UAI (ultra all inclusive) – jak wyżej w wersji rozszerzonej. Zwykle jest większy wybór alkoholi i dostęp do restauracji z obsługą kelnerską.
Niektóre hotele oferują jeszcze opcję all inclusive snack. Nie uwzględnia ona obiadu – w cenie mamy śniadania, kolacje i przekąski bez ograniczeń.
FB (full board) – obejmuje śniadania, obiady i kolacje. Napoje są zwykle dodatkowo płatne.
HB (half board) – śniadania i obiadokolacje.
PP (program package) – najczęściej spotykany na zorganizowanych wczasach i wycieczkach połączonych ze zwiedzaniem. Wyżywienie jest dostosowane do programu wyjazdów.
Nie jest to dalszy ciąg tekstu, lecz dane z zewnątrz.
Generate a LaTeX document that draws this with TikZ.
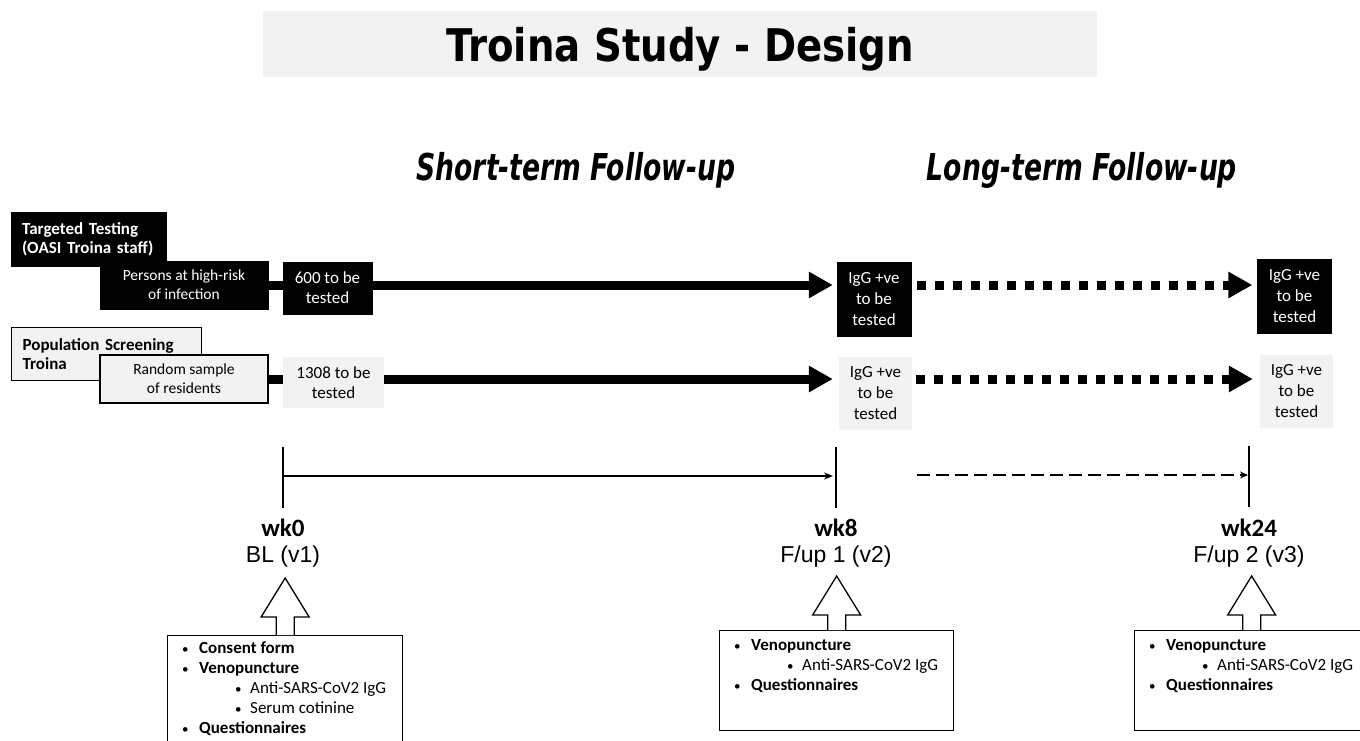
\documentclass[tikz,border=0pt]{standalone}
\usepackage{fontspec}
\setmainfont{Carlito}
\newfontfamily\titlefont[FakeStretch=0.86]{DejaVu Sans}
\newfontfamily\phasefont[FakeStretch=0.72]{DejaVu Sans}
\newfontfamily\visitfont{Liberation Sans}
\usetikzlibrary{arrows.meta}
\definecolor{boxgrey}{HTML}{F2F2F2}

\newcommand{\dotpt}{{\fontsize{13}{13}\selectfont\textbullet}}
\newcommand{\mainpt}[1]{\makebox[17pt][l]{\dotpt}\textbf{#1}}
\newcommand{\subpt}[1]{\hspace*{53pt}\makebox[15pt][l]{\dotpt}#1}

\tikzstyle{titleband} = [fill=boxgrey, minimum width=834pt, minimum height=66pt, text depth=0pt, font=\titlefont\bfseries\fontsize{45}{54}\selectfont]
\tikzstyle{phase} = [anchor=base, font=\phasefont\bfseries\itshape\fontsize{37}{44}\selectfont]
\tikzstyle{groupblack} = [rectangle, anchor=north west, fill=black, draw=black, text=white, align=left, inner xsep=11pt, font=\fontsize{17}{19}\selectfont\bfseries]
\tikzstyle{groupgrey} = [rectangle, anchor=north west, fill=boxgrey, draw=black, line width=1.2pt, align=left, inner xsep=11pt, font=\fontsize{17}{19}\selectfont\bfseries]
\tikzstyle{subblack} = [rectangle, fill=black, draw=black, text=white, align=center, minimum width=168pt, minimum height=48pt, font=\fontsize{15.5}{19}\selectfont]
\tikzstyle{subgrey} = [rectangle, fill=boxgrey, draw=black, line width=1.2pt, align=center, minimum width=168pt, minimum height=48pt, font=\fontsize{15.5}{19}\selectfont]
\tikzstyle{countblack} = [rectangle, fill=black, draw=black, text=white, align=center, font=\fontsize{17}{20}\selectfont]
\tikzstyle{countgrey} = [rectangle, fill=boxgrey, align=center, font=\fontsize{17}{20}\selectfont]
\tikzstyle{iggblack} = [countblack, minimum width=74pt, minimum height=74pt, font=\fontsize{17}{21}\selectfont]
\tikzstyle{igggrey} = [countgrey, minimum width=73pt, minimum height=73pt, font=\fontsize{17}{21}\selectfont]
\tikzstyle{thickline} = [line width=9pt]
\tikzstyle{thickarrow} = [line width=9pt, -{Triangle[length=24pt,width=25pt]}]
\tikzstyle{dotarrow} = [thickarrow, dash pattern=on 9pt off 9pt]
\tikzstyle{timearrow} = [line width=1.5pt, -{Stealth[length=9pt,width=7pt]}]
\tikzstyle{dasharrow} = [line width=2.5pt, dash pattern=on 13pt off 6pt, -{Stealth[length=8pt,width=7pt]}]
\tikzstyle{tickline} = [line width=1.3pt]
\tikzstyle{weeklabel} = [font=\fontsize{25}{30}\selectfont\bfseries]
\tikzstyle{visitlabel} = [font=\visitfont\fontsize{23}{28}\selectfont]
\tikzstyle{visitbox} = [rectangle, anchor=north west, draw=black, line width=1.3pt, minimum width=234pt, minimum height=100pt]
\tikzstyle{itemlist} = [anchor=north west, align=left, inner xsep=15pt, font=\fontsize{17}{20}\selectfont]
\tikzstyle{blockarrow} = [draw=black, fill=white, line width=1.3pt]

\begin{document}
\begin{tikzpicture}[x=1pt, y=-1pt]
\path[use as bounding box, fill=white] (0,0) rectangle (1360,740);

\node (title) [titleband] at (680,44) {Troina Study - Design};
\node (short) [phase] at (576,180) {Short-term Follow-up};
\node (long) [phase] at (1082,180) {Long-term Follow-up};

% targeted testing
\node (target) [groupblack, minimum width=155pt, minimum height=54pt, text width=133pt] at (11,212) {Targeted Testing\\(OASI Troina staff)};
\node (highrisk) [subblack] at (184,285) {Persons at high-risk\\of infection};
\node (test600) [countblack, minimum width=89pt, minimum height=52pt] at (327.5,288) {600 to be\\tested};
\node (igg8t) [iggblack] at (874,299) {IgG +ve\\to be\\tested};
\node (igg24t) [iggblack] at (1294.5,296) {IgG +ve\\to be\\tested};

\draw[thickline] (highrisk.east) -- (highrisk.east -| test600.west);
\draw[thickarrow, shorten >=4pt] (test600.east |- highrisk.east) -- (highrisk.east -| igg8t.west);
\draw[dotarrow, shorten <=6pt, shorten >=5pt] (igg8t.east |- highrisk.east) -- (highrisk.east -| igg24t.west);

% population screening
\node (screen) [groupgrey, minimum width=190pt, minimum height=53pt, text width=168pt] at (11,327) {Population Screening\\Troina};
\node (random) [subgrey] at (184,379) {Random sample\\of residents};
\node (test1308) [countgrey, minimum width=101pt, minimum height=51pt] at (333.5,382.5) {1308 to be\\tested};
\node (igg8p) [igggrey] at (875.5,393.5) {IgG +ve\\to be\\tested};
\node (igg24p) [igggrey] at (1296.5,391.5) {IgG +ve\\to be\\tested};

\draw[thickline] (random.east) -- (random.east -| test1308.west);
\draw[thickarrow, shorten >=6pt] (test1308.east |- random.east) -- (random.east -| igg8p.west);
\draw[dotarrow, shorten <=4pt, shorten >=7pt] (igg8p.east |- random.east) -- (random.east -| igg24p.west);

% timeline
\coordinate (t0) at (283,476);
\coordinate (t8) at (836,476);
\coordinate (t24) at (1249,475);
\coordinate (d8) at (917,475);
\foreach \t in {t0,t8,t24}
  \draw[tickline] (\t) ++(0,-29) -- ++(0,61);
\draw[timearrow, shorten >=3pt] (t0) -- (t8);
\draw[dasharrow, shorten >=1pt] (d8) -- (t24);

\node (wk0) [weeklabel] at (283,528) {wk0};
\node (bl) [visitlabel] at (283,557) {BL (v1)};
\node (wk8) [weeklabel] at (836,528) {wk8};
\node (fup1) [visitlabel] at (836,557) {F/up 1 (v2)};
\node (wk24) [weeklabel] at (1249,528) {wk24};
\node (fup2) [visitlabel] at (1249,557) {F/up 2 (v3)};

% visit contents
\node (box0) [visitbox, minimum width=235pt, minimum height=120pt] at (167,635) {};
\node (box8) [visitbox] at (719,630) {};
\node (box24) [visitbox] at (1134,630) {};
\foreach \b/\s in {box0/18, box8/15, box24/15}
  \draw[blockarrow] (\b.north) ++(-9,0) -- ++(0,-\s) -- ++(-15,0) -- ++(24,-39) -- ++(24,39) -- ++(-15,0) -- ++(0,\s);

\node (list0) [itemlist, inner ysep=6pt] at (box0.north west) {\mainpt{Consent form}\\\mainpt{Venopuncture}\\\subpt{Anti-SARS-CoV2 IgG}\\\subpt{Serum cotinine}\\\mainpt{Questionnaires}};
\node (list8) [itemlist, inner ysep=9pt] at (box8.north west) {\mainpt{Venopuncture}\\\subpt{Anti-SARS-CoV2 IgG}\\\mainpt{Questionnaires}};
\node (list24) [itemlist, inner ysep=9pt] at (box24.north west) {\mainpt{Venopuncture}\\\subpt{Anti-SARS-CoV2 IgG}\\\mainpt{Questionnaires}};
\end{tikzpicture}
\end{document}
Przykładowo, jeśli w planie jest wyjazd poza teren hotelu w godzinach 11-19, otrzymujemy jedynie śniadanie przed wyjazdem i kolację po powrocie.
ZPR – zgodnie z programem imprezy lub opisem hotelu (niektóre hotele oferują indywidualne opcje wyżywienia).
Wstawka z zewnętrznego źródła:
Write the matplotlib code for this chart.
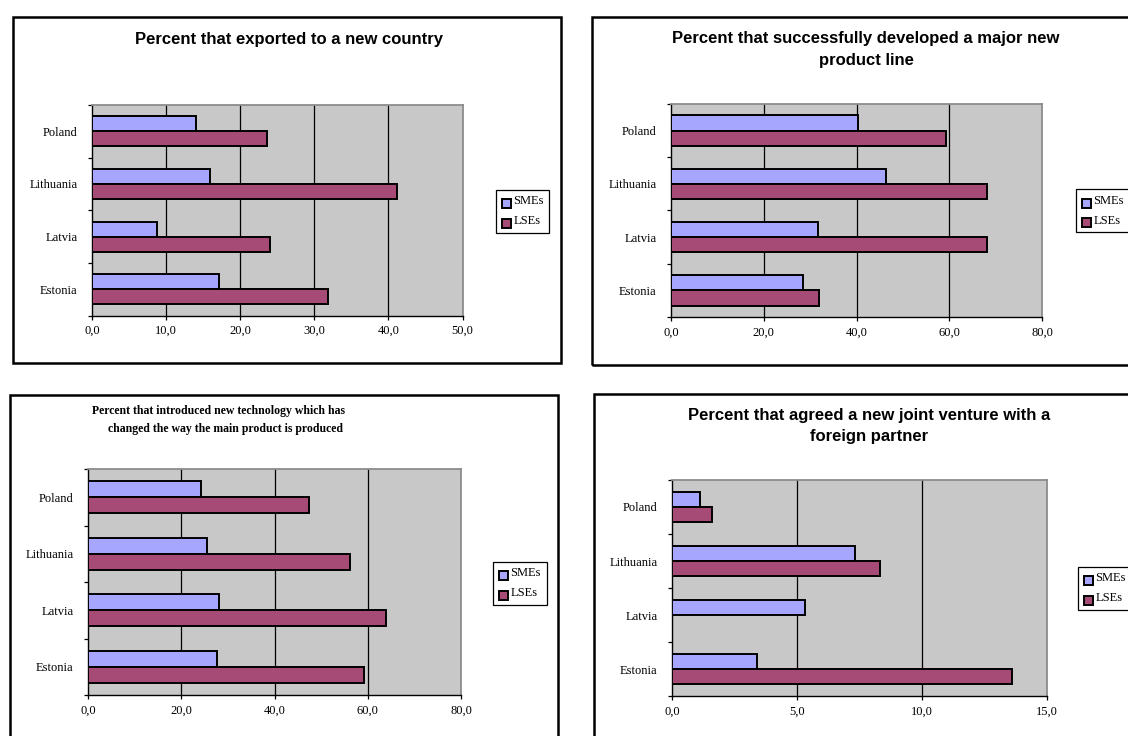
import matplotlib
matplotlib.use('Agg')
import matplotlib.pyplot as plt
from matplotlib.patches import Rectangle, Patch
from matplotlib.legend_handler import HandlerPatch
from matplotlib.ticker import FixedLocator, FuncFormatter

W, H = 1128, 736

countries = ['Estonia', 'Latvia', 'Lithuania', 'Poland']
series_names = ['SMEs', 'LSEs']

export_sme = [17.2, 8.8, 15.9, 14.0]
export_lse = [31.8, 24.0, 41.1, 23.6]
product_sme = [28.5, 31.6, 46.3, 40.4]
product_lse = [31.9, 68.1, 68.1, 59.2]
tech_sme = [27.6, 28.0, 25.5, 24.3]
tech_lse = [59.1, 64.0, 56.1, 47.5]
jv_sme = [3.4, 5.3, 7.3, 1.1]
jv_lse = [13.6, 0.0, 8.3, 1.6]

title_export = ['Percent that exported to a new country']
title_product = ['Percent that successfully developed a major new', 'product line']
title_tech = ['Percent that introduced new technology which has',
              'changed the way the main product is produced']
title_jv = ['Percent that agreed a new joint venture with a', 'foreign partner']

SME_COLOR = '#a6a6ff'
LSE_COLOR = '#a64a76'
BG = '#c8c8c8'
SERIF = 'Liberation Serif'
SANS = 'Liberation Sans'

fig = plt.figure(figsize=(W / 100, H / 100), dpi=100)


def fx(x):
    return x / W


def fy(y):
    return 1 - y / H


def frame(x0, y0, x1, y1):
    fig.add_artist(Rectangle((fx(x0), fy(y1)), (x1 - x0) / W, (y1 - y0) / H,
                             transform=fig.transFigure, fill=False,
                             ec='black', lw=1.8))


def low_square(legend, orig_handle, xdescent, ydescent, width, height, fontsize):
    s = 6.4
    return Rectangle((-xdescent + (width - s) / 2, -ydescent - 2.6), s, s)


def panel(box, sme, lse, xmax, step, title_lines, title_pos, title_style,
          legend_pos):
    x0, y0, x1, y1 = box
    ax = fig.add_axes([fx(x0), fy(y1), (x1 - x0) / W, (y1 - y0) / H])
    ax.set_facecolor(BG)
    b = 1 / 3.5
    ys = list(range(len(countries)))
    ax.barh([y + b / 2 for y in ys], sme, height=b, color=SME_COLOR,
            edgecolor='black', lw=1.4, zorder=3)
    ax.barh([y - b / 2 for y in ys], lse, height=b, color=LSE_COLOR,
            edgecolor='black', lw=1.4, zorder=3)
    ax.set_ylim(-0.5, len(countries) - 0.5)
    ax.set_xlim(0, xmax)
    ticks = [i * step for i in range(int(round(xmax / step)) + 1)]
    for t in ticks[1:-1]:
        ax.axvline(t, color='black', lw=0.9, zorder=1)
    ax.xaxis.set_major_locator(FixedLocator(ticks))
    ax.xaxis.set_major_formatter(FuncFormatter(
        lambda v, p: f'{v:.1f}'.replace('.', ',')))
    ax.tick_params(axis='x', length=3, width=0.9, pad=4, labelsize=9,
                   direction='out')
    ax.set_yticks(ys)
    ax.set_yticklabels(countries)
    ax.yaxis.set_minor_locator(FixedLocator([y - 0.5 for y in range(len(countries) + 1)]))
    ax.tick_params(axis='y', which='major', length=0, pad=10.5, labelsize=9)
    ax.tick_params(axis='y', which='minor', length=3, width=0.9,
                   direction='out')
    for lab in ax.get_xticklabels() + ax.get_yticklabels():
        lab.set_fontfamily(SERIF)
    for s in ['left', 'bottom']:
        ax.spines[s].set_color('black')
        ax.spines[s].set_linewidth(1.0)
    for s in ['top', 'right']:
        ax.spines[s].set_color('#8c8c8c')
        ax.spines[s].set_linewidth(1.3)
    for (tx, ty), line in zip(title_pos, title_lines):
        fig.text(fx(tx), fy(ty), line, ha='center', va='center', **title_style)
    handles = [Patch(facecolor=c, edgecolor='black', lw=1.4)
               for c in (SME_COLOR, LSE_COLOR)]
    leg = ax.legend(handles, series_names, loc='upper left',
                    bbox_to_anchor=(fx(legend_pos[0]), fy(legend_pos[1])),
                    bbox_transform=fig.transFigure, frameon=True,
                    fancybox=False, edgecolor='black', framealpha=1,
                    borderpad=0.45, labelspacing=0.62, handlelength=0.8,
                    handleheight=0.7, handletextpad=0.15, borderaxespad=0,
                    handler_map={Patch: HandlerPatch(patch_func=low_square)},
                    prop={'family': SERIF, 'size': 9})
    leg.get_frame().set_linewidth(0.9)
    return ax


sans_title = dict(fontfamily=SANS, fontweight='bold', fontsize=12)
serif_title = dict(fontfamily=SERIF, fontweight='bold', fontsize=8.5)

frame(13, 17, 560.5, 363)
frame(592, 17, 1145, 365)
frame(10, 395, 558, 760)
frame(594, 394, 1145, 760)

panel((92, 105, 462.5, 315.5), export_sme, export_lse, 50, 10, title_export,
      [(288.7, 39.7)], sans_title, (495.7, 189.6))
panel((671, 104, 1042, 317), product_sme, product_lse, 80, 20, title_product,
      [(866, 39), (866, 61)], sans_title, (1076, 189.3))
panel((88, 469, 461, 695), tech_sme, tech_lse, 80, 20, title_tech,
      [(219, 411), (225.5, 429)], serif_title, (493, 561.7))
panel((672, 480, 1047, 696), jv_sme, jv_lse, 15, 5, title_jv,
      [(869, 416), (869, 437)], sans_title, (1078, 566.7))

fig.savefig('out.png', dpi=100, facecolor='white')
BB (bed and breakfast) – cena obejmuje nocleg i śniadanie.
SC (self-catering) – wyżywienie we własnym zakresie. Zwykle spotykane w apartamentach typu studio, z dostępem do wyposażonego aneksu kuchennego umożliwiającego przygotowywanie posiłków.
OV (overnight), BO (Bed Only), RO (room only), AO (accommodation only) oznacza sam nocleg – w cenę nie jest wliczone wyżywienie. Jest to najtańsza opcja polecana osobom, które spędzają dużo czasu poza hotelem. Niektóre hotele umożliwiają zamówienie śniadania za dodatkową opłatą.
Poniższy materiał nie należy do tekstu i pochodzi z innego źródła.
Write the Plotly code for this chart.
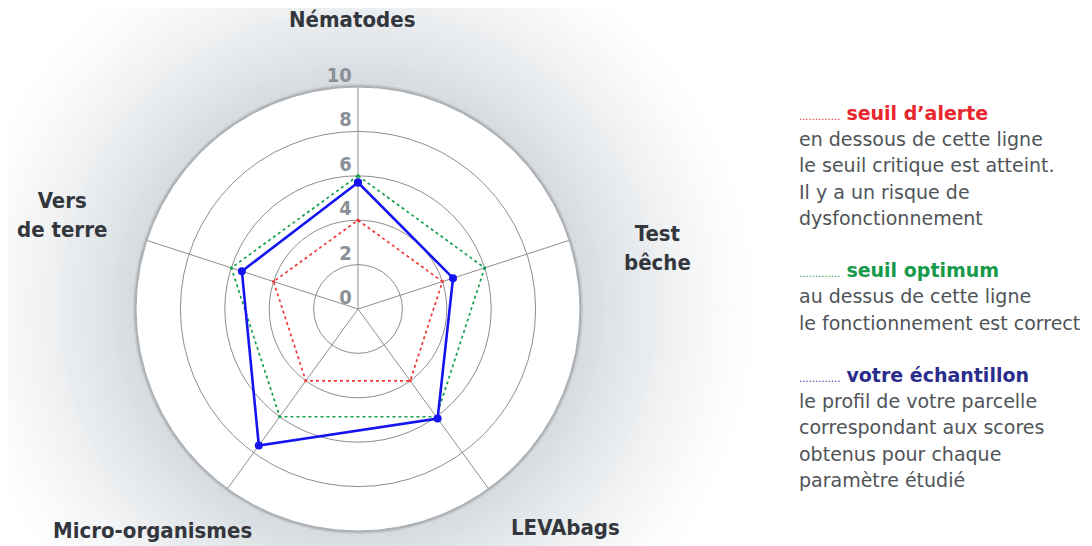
import plotly.graph_objects as go

# axes, clockwise from the top
categories = ['Nématodes', 'Test bêche', 'LEVAbags', 'Micro-organismes', 'Vers de terre']
axis_labels = ['Nématodes', 'Test<br>bêche', 'LEVAbags', 'Micro-organismes', 'Vers<br>de terre']

seuil_alerte = [4, 4, 4, 4, 4]
seuil_optimum = [6, 6, 6, 6, 6]
echantillon = [5.7, 4.5, 6.1, 7.6, 5.5]

radial_ticks = [0, 2, 4, 6, 8, 10]

legend_lines = [
    ('head', '#e8262b', 'seuil d’alerte'),
    ('body', None, 'en dessous de cette ligne'),
    ('body', None, 'le seuil critique est atteint.'),
    ('body', None, 'Il y a un risque de'),
    ('body', None, 'dysfonctionnement'),
    None,
    ('head', '#179a4c', 'seuil optimum'),
    ('body', None, 'au dessus de cette ligne'),
    ('body', None, 'le fonctionnement est correct'),
    None,
    ('head', '#2b2d8c', 'votre échantillon'),
    ('body', None, 'le profil de votre parcelle'),
    ('body', None, 'correspondant aux scores'),
    ('body', None, 'obtenus pour chaque'),
    ('body', None, 'paramètre étudié'),
]

# the page puts an 8px body margin round the figure
OFF = 8
W, H = 1092 - OFF, 546 - OFF
# polar area in window pixels: centre and radius
cx, cy, R = 358 - OFF, 309 - OFF, 222
dom_x = [(cx - R) / W, (cx + R) / W]
dom_y = [(H - cy - R) / H, (H - cy + R) / H]

# where the category names sit (window pixels, label centres)
label_pos = [(352, 20), (657, 248), (565, 527), (152, 530), (62, 215)]

bold_narrow = 'DejaVu Sans Condensed, Liberation Sans Narrow, Arial Narrow'


def closed(vals):
    return list(vals) + [vals[0]]


theta = closed(categories)

fig = go.Figure()

fig.add_trace(go.Scatterpolar(
    r=closed(seuil_alerte), theta=theta, mode='lines+markers',
    line=dict(color='#f03a3a', width=1.7, dash='dot'),
    marker=dict(size=3, color='#f03a3a'),
    hoverinfo='skip'
))
fig.add_trace(go.Scatterpolar(
    r=closed(seuil_optimum), theta=theta, mode='lines+markers',
    line=dict(color='#16a04e', width=1.7, dash='dot'),
    marker=dict(size=3, color='#16a04e'),
    hoverinfo='skip'
))
fig.add_trace(go.Scatterpolar(
    r=closed(echantillon), theta=theta, mode='lines+markers',
    line=dict(color='#1414f0', width=2.6),
    marker=dict(size=8, color='#1414f0'),
    hoverinfo='skip'
))

# radial tick labels, sitting just above each ring on the top spoke
fig.add_trace(go.Scatterpolar(
    r=radial_ticks, theta=[categories[0]] * len(radial_ticks),
    mode='text', text=[f'{v} ' for v in radial_ticks],
    textposition='top left',
    textfont=dict(family=bold_narrow, size=20, color='#8b9096', weight='bold'),
    cliponaxis=False, hoverinfo='skip'
))

# soft grey halo round the disc (opaque rings, darkest next to the edge)
anchor = dict(xref='paper', yref='paper', layer='below',
              xsizemode='pixel', ysizemode='pixel',
              xanchor=cx / W, yanchor=(H - cy) / H)
edge_dark = (42, 36, 32)
span = 185
n = 45
shapes = []
for i in range(n + 1):
    t = 1 - i / n
    rad = R + 3 + span * t
    f = (1 - t) ** 1.4
    col = 'rgb({},{},{})'.format(*[round(255 - d * f) for d in edge_dark])
    shapes.append(dict(type='circle', x0=-rad, x1=rad, y0=-rad, y1=rad,
                       line=dict(width=0), fillcolor=col, **anchor))
for rad, col in [(R + 3, 'rgb(198,202,206)'), (R + 1.5, 'rgb(172,177,182)')]:
    shapes.append(dict(type='circle', x0=-rad, x1=rad, y0=-rad, y1=rad,
                       line=dict(width=0), fillcolor=col, **anchor))

annotations = []

for lab, (px, py) in zip(axis_labels, label_pos):
    annotations.append(dict(
        x=(px - OFF) / W, y=1 - (py - OFF) / H, xref='paper', yref='paper',
        xanchor='center', yanchor='middle', showarrow=False,
        text=f'<b>{lab}</b>', align='center',
        font=dict(family=bold_narrow, size=22, color='#33373d')
    ))

for i, item in enumerate(legend_lines):
    if item is None:
        continue
    kind, color, txt = item
    ypx = 113 + 26.2 * i - OFF
    if kind == 'head':
        text = ("<span style='font-size:10px'>.............</span> "
                f"<b>{txt}</b>")
        font = dict(family='DejaVu Sans', size=19, color=color)
    else:
        text = txt
        font = dict(family='DejaVu Sans', size=19, color='#505458')
    annotations.append(dict(
        x=(797 - OFF) / W, y=1 - ypx / H, xref='paper', yref='paper',
        xanchor='left', yanchor='middle', showarrow=False,
        text=text, font=font
    ))

fig.update_layout(
    width=W, height=H,
    margin=dict(l=0, r=0, t=0, b=0),
    paper_bgcolor='white',
    showlegend=False,
    shapes=shapes,
    annotations=annotations,
    polar=dict(
        domain=dict(x=dom_x, y=dom_y),
        bgcolor='white',
        radialaxis=dict(
            range=[0, 10], tickvals=radial_ticks, showticklabels=False,
            ticks='', showline=False, gridcolor='#8e8e8e', gridwidth=1
        ),
        angularaxis=dict(
            rotation=90, direction='clockwise', showticklabels=False,
            ticks='', gridcolor='#8e8e8e', gridwidth=1,
            linecolor='#a8acb0', linewidth=1
        )
    )
)

fig.write_html("out.html")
Tak liczne opcje powstały w odpowiedzi na zapotrzebowanie ze strony gości hotelowych, którym nie zawsze odpowiada tradycyjny schemat trzech posiłków dziennie. To, która forma wyżywienia okaże się najbardziej opłacalna, zależy od warunków, zasad panujących w hotelu, ale także naszych preferencji i przyzwyczajeń. Przykładowo, AI może wbrew pozorom wyjść taniej niż FB czy HB, bo przy opcji all inclusive możemy zamawiać napoje bez ograniczeń, podczas gdy przy innych trzeba za nie dopłacać. Osoby nie mające nic przeciwko gotowaniu na wyjazdach lub stosujące restrykcyjną dietę, która utrudnia żywienie się w restauracjach, mogą być zainteresowane opcją self-catering.